### Task description
Restate the data below word for word. Skip any images it contains.

### Exercise data
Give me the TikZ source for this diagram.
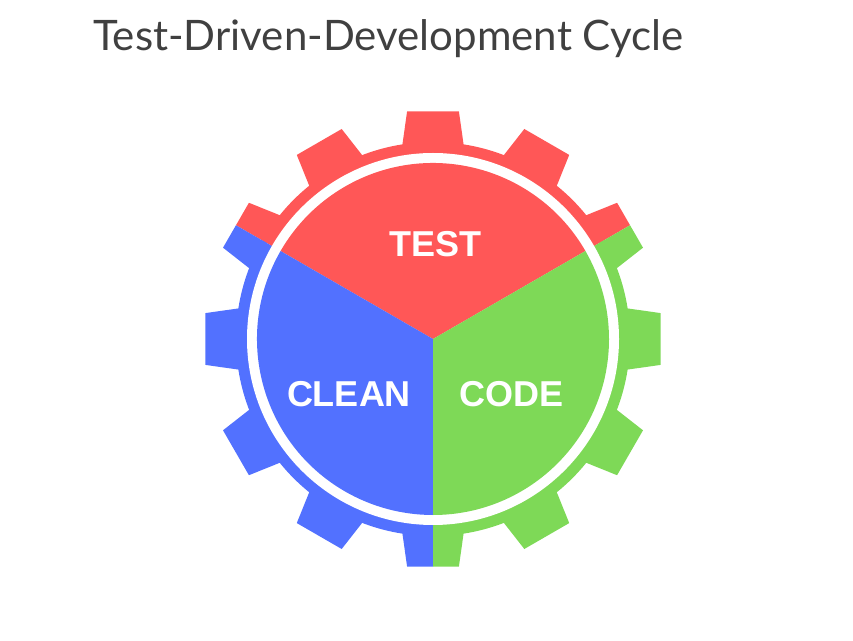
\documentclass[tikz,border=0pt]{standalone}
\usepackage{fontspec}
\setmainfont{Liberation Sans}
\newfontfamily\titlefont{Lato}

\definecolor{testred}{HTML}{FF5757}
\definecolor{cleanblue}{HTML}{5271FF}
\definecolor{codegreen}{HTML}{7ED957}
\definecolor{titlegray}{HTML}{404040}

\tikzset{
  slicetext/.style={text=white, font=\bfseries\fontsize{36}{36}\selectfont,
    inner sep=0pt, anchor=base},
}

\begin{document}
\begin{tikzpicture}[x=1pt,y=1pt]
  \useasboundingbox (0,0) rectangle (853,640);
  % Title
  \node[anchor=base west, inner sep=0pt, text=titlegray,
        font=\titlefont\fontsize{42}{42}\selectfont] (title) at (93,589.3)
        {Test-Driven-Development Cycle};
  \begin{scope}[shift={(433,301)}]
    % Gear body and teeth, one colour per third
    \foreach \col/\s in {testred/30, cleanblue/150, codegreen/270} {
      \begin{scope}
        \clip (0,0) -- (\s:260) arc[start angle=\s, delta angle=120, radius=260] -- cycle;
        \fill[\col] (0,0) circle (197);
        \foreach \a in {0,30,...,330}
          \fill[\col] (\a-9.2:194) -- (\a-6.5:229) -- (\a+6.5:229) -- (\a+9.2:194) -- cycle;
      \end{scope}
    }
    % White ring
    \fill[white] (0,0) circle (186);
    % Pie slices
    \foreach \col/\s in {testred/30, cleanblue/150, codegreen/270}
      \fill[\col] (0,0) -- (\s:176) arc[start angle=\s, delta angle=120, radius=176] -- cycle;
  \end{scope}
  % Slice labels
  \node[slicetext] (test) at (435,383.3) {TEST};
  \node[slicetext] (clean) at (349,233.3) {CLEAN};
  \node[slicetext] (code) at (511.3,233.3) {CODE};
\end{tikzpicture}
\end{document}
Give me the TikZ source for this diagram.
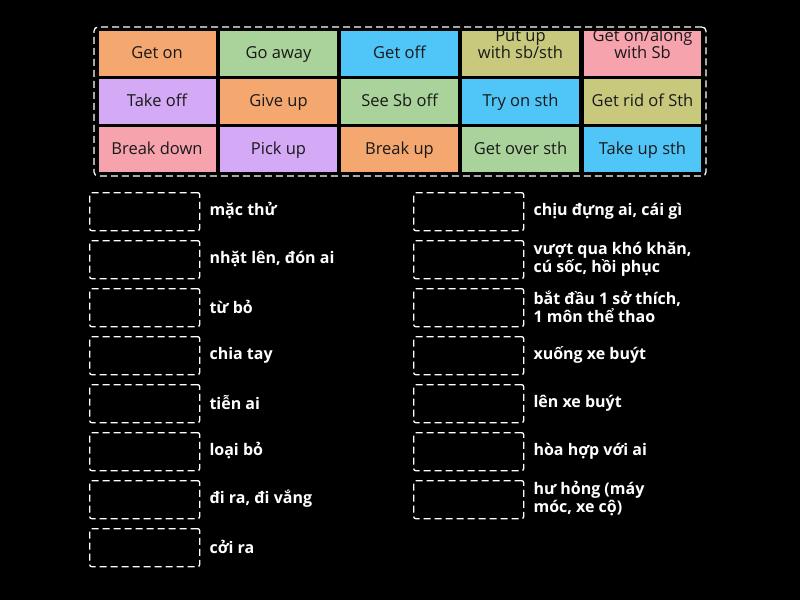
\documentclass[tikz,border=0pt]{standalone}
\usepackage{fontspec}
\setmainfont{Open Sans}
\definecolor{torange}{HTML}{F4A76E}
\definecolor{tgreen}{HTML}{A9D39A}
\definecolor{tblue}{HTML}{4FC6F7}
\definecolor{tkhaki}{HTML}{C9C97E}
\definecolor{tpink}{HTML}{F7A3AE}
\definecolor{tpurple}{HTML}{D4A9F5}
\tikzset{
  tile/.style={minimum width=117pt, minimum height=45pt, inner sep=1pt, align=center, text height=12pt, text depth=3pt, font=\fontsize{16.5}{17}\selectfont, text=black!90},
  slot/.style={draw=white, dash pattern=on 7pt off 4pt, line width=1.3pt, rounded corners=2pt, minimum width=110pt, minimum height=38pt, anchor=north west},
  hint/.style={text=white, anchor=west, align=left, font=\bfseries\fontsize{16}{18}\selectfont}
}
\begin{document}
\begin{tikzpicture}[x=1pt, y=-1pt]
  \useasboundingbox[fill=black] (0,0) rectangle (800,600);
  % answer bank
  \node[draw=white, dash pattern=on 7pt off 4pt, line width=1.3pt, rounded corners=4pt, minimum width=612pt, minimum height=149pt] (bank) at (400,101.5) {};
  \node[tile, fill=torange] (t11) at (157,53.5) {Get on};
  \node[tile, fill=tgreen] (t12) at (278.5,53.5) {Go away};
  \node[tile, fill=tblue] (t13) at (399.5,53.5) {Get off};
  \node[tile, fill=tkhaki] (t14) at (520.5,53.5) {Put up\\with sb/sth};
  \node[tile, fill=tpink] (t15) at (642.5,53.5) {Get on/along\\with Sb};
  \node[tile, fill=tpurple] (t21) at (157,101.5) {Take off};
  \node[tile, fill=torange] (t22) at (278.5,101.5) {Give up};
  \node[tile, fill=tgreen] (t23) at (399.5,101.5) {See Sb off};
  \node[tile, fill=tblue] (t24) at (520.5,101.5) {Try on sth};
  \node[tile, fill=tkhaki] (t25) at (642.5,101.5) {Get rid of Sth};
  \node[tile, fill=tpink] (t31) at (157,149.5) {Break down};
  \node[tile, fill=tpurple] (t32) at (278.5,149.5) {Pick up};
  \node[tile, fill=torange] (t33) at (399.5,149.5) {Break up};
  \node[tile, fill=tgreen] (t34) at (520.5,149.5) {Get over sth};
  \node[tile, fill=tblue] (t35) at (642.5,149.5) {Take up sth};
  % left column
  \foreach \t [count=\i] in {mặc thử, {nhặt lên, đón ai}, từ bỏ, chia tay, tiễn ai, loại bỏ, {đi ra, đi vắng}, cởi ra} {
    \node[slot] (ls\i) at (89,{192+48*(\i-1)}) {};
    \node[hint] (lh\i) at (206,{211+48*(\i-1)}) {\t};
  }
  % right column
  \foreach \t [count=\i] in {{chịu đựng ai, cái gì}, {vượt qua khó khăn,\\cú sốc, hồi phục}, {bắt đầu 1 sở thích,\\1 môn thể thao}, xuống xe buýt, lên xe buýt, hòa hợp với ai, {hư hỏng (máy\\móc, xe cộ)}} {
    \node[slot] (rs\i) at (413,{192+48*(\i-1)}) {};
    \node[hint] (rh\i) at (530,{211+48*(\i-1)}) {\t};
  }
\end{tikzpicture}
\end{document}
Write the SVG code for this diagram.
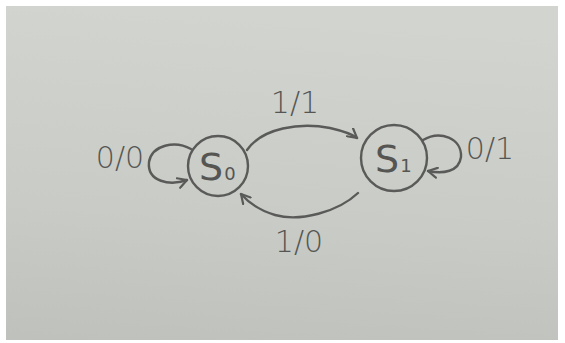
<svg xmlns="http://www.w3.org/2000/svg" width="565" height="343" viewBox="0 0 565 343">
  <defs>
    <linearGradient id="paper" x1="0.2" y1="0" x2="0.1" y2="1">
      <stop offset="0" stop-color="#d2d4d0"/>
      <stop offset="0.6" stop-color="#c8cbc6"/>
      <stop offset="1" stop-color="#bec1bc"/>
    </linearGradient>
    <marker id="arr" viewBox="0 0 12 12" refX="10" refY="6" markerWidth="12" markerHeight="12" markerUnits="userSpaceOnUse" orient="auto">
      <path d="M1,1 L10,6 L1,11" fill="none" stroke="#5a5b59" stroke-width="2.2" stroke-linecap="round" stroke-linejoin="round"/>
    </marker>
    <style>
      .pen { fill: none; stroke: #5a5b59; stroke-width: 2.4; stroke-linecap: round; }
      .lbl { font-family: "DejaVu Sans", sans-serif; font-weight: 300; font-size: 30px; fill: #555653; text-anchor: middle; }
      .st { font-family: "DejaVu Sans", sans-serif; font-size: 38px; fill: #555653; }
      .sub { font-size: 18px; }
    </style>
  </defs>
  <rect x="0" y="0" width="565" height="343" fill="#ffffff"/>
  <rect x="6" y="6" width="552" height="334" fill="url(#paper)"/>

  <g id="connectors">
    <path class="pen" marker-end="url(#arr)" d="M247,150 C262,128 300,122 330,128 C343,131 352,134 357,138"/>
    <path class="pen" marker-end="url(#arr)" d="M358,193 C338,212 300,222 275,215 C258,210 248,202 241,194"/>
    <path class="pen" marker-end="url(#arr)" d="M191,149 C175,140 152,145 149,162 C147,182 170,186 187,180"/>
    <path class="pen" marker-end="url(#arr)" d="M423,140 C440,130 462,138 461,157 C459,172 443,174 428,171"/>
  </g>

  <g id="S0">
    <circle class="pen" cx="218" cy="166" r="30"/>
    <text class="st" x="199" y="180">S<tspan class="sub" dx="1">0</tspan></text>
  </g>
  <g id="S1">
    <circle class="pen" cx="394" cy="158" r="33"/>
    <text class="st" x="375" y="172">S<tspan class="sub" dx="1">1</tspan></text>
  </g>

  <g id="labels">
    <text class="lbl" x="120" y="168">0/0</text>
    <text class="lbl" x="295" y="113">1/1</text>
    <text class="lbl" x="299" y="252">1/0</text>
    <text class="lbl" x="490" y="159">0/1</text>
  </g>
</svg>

### The output
Give me the TikZ source for this diagram.
\documentclass[tikz,border=0pt]{standalone}
\usepackage{fontspec}
\setmainfont{Liberation Sans}
\newfontfamily\titlefont{Lato}

\definecolor{testred}{HTML}{FF5757}
\definecolor{cleanblue}{HTML}{5271FF}
\definecolor{codegreen}{HTML}{7ED957}
\definecolor{titlegray}{HTML}{404040}

\tikzset{
  slicetext/.style={text=white, font=\bfseries\fontsize{36}{36}\selectfont,
    inner sep=0pt, anchor=base},
}

\begin{document}
\begin{tikzpicture}[x=1pt,y=1pt]
  \useasboundingbox (0,0) rectangle (853,640);
  % Title
  \node[anchor=base west, inner sep=0pt, text=titlegray,
        font=\titlefont\fontsize{42}{42}\selectfont] (title) at (93,589.3)
        {Test-Driven-Development Cycle};
  \begin{scope}[shift={(433,301)}]
    % Gear body and teeth, one colour per third
    \foreach \col/\s in {testred/30, cleanblue/150, codegreen/270} {
      \begin{scope}
        \clip (0,0) -- (\s:260) arc[start angle=\s, delta angle=120, radius=260] -- cycle;
        \fill[\col] (0,0) circle (197);
        \foreach \a in {0,30,...,330}
          \fill[\col] (\a-9.2:194) -- (\a-6.5:229) -- (\a+6.5:229) -- (\a+9.2:194) -- cycle;
      \end{scope}
    }
    % White ring
    \fill[white] (0,0) circle (186);
    % Pie slices
    \foreach \col/\s in {testred/30, cleanblue/150, codegreen/270}
      \fill[\col] (0,0) -- (\s:176) arc[start angle=\s, delta angle=120, radius=176] -- cycle;
  \end{scope}
  % Slice labels
  \node[slicetext] (test) at (435,383.3) {TEST};
  \node[slicetext] (clean) at (349,233.3) {CLEAN};
  \node[slicetext] (code) at (511.3,233.3) {CODE};
\end{tikzpicture}
\end{document}
Give me the TikZ source for this diagram.
\documentclass[tikz,border=0pt]{standalone}
\usepackage{fontspec}
\setmainfont{Open Sans}
\definecolor{torange}{HTML}{F4A76E}
\definecolor{tgreen}{HTML}{A9D39A}
\definecolor{tblue}{HTML}{4FC6F7}
\definecolor{tkhaki}{HTML}{C9C97E}
\definecolor{tpink}{HTML}{F7A3AE}
\definecolor{tpurple}{HTML}{D4A9F5}
\tikzset{
  tile/.style={minimum width=117pt, minimum height=45pt, inner sep=1pt, align=center, text height=12pt, text depth=3pt, font=\fontsize{16.5}{17}\selectfont, text=black!90},
  slot/.style={draw=white, dash pattern=on 7pt off 4pt, line width=1.3pt, rounded corners=2pt, minimum width=110pt, minimum height=38pt, anchor=north west},
  hint/.style={text=white, anchor=west, align=left, font=\bfseries\fontsize{16}{18}\selectfont}
}
\begin{document}
\begin{tikzpicture}[x=1pt, y=-1pt]
  \useasboundingbox[fill=black] (0,0) rectangle (800,600);
  % answer bank
  \node[draw=white, dash pattern=on 7pt off 4pt, line width=1.3pt, rounded corners=4pt, minimum width=612pt, minimum height=149pt] (bank) at (400,101.5) {};
  \node[tile, fill=torange] (t11) at (157,53.5) {Get on};
  \node[tile, fill=tgreen] (t12) at (278.5,53.5) {Go away};
  \node[tile, fill=tblue] (t13) at (399.5,53.5) {Get off};
  \node[tile, fill=tkhaki] (t14) at (520.5,53.5) {Put up\\with sb/sth};
  \node[tile, fill=tpink] (t15) at (642.5,53.5) {Get on/along\\with Sb};
  \node[tile, fill=tpurple] (t21) at (157,101.5) {Take off};
  \node[tile, fill=torange] (t22) at (278.5,101.5) {Give up};
  \node[tile, fill=tgreen] (t23) at (399.5,101.5) {See Sb off};
  \node[tile, fill=tblue] (t24) at (520.5,101.5) {Try on sth};
  \node[tile, fill=tkhaki] (t25) at (642.5,101.5) {Get rid of Sth};
  \node[tile, fill=tpink] (t31) at (157,149.5) {Break down};
  \node[tile, fill=tpurple] (t32) at (278.5,149.5) {Pick up};
  \node[tile, fill=torange] (t33) at (399.5,149.5) {Break up};
  \node[tile, fill=tgreen] (t34) at (520.5,149.5) {Get over sth};
  \node[tile, fill=tblue] (t35) at (642.5,149.5) {Take up sth};
  % left column
  \foreach \t [count=\i] in {mặc thử, {nhặt lên, đón ai}, từ bỏ, chia tay, tiễn ai, loại bỏ, {đi ra, đi vắng}, cởi ra} {
    \node[slot] (ls\i) at (89,{192+48*(\i-1)}) {};
    \node[hint] (lh\i) at (206,{211+48*(\i-1)}) {\t};
  }
  % right column
  \foreach \t [count=\i] in {{chịu đựng ai, cái gì}, {vượt qua khó khăn,\\cú sốc, hồi phục}, {bắt đầu 1 sở thích,\\1 môn thể thao}, xuống xe buýt, lên xe buýt, hòa hợp với ai, {hư hỏng (máy\\móc, xe cộ)}} {
    \node[slot] (rs\i) at (413,{192+48*(\i-1)}) {};
    \node[hint] (rh\i) at (530,{211+48*(\i-1)}) {\t};
  }
\end{tikzpicture}
\end{document}
Write the SVG code for this diagram.
<svg xmlns="http://www.w3.org/2000/svg" width="565" height="343" viewBox="0 0 565 343">
  <defs>
    <linearGradient id="paper" x1="0.2" y1="0" x2="0.1" y2="1">
      <stop offset="0" stop-color="#d2d4d0"/>
      <stop offset="0.6" stop-color="#c8cbc6"/>
      <stop offset="1" stop-color="#bec1bc"/>
    </linearGradient>
    <marker id="arr" viewBox="0 0 12 12" refX="10" refY="6" markerWidth="12" markerHeight="12" markerUnits="userSpaceOnUse" orient="auto">
      <path d="M1,1 L10,6 L1,11" fill="none" stroke="#5a5b59" stroke-width="2.2" stroke-linecap="round" stroke-linejoin="round"/>
    </marker>
    <style>
      .pen { fill: none; stroke: #5a5b59; stroke-width: 2.4; stroke-linecap: round; }
      .lbl { font-family: "DejaVu Sans", sans-serif; font-weight: 300; font-size: 30px; fill: #555653; text-anchor: middle; }
      .st { font-family: "DejaVu Sans", sans-serif; font-size: 38px; fill: #555653; }
      .sub { font-size: 18px; }
    </style>
  </defs>
  <rect x="0" y="0" width="565" height="343" fill="#ffffff"/>
  <rect x="6" y="6" width="552" height="334" fill="url(#paper)"/>

  <g id="connectors">
    <path class="pen" marker-end="url(#arr)" d="M247,150 C262,128 300,122 330,128 C343,131 352,134 357,138"/>
    <path class="pen" marker-end="url(#arr)" d="M358,193 C338,212 300,222 275,215 C258,210 248,202 241,194"/>
    <path class="pen" marker-end="url(#arr)" d="M191,149 C175,140 152,145 149,162 C147,182 170,186 187,180"/>
    <path class="pen" marker-end="url(#arr)" d="M423,140 C440,130 462,138 461,157 C459,172 443,174 428,171"/>
  </g>

  <g id="S0">
    <circle class="pen" cx="218" cy="166" r="30"/>
    <text class="st" x="199" y="180">S<tspan class="sub" dx="1">0</tspan></text>
  </g>
  <g id="S1">
    <circle class="pen" cx="394" cy="158" r="33"/>
    <text class="st" x="375" y="172">S<tspan class="sub" dx="1">1</tspan></text>
  </g>

  <g id="labels">
    <text class="lbl" x="120" y="168">0/0</text>
    <text class="lbl" x="295" y="113">1/1</text>
    <text class="lbl" x="299" y="252">1/0</text>
    <text class="lbl" x="490" y="159">0/1</text>
  </g>
</svg>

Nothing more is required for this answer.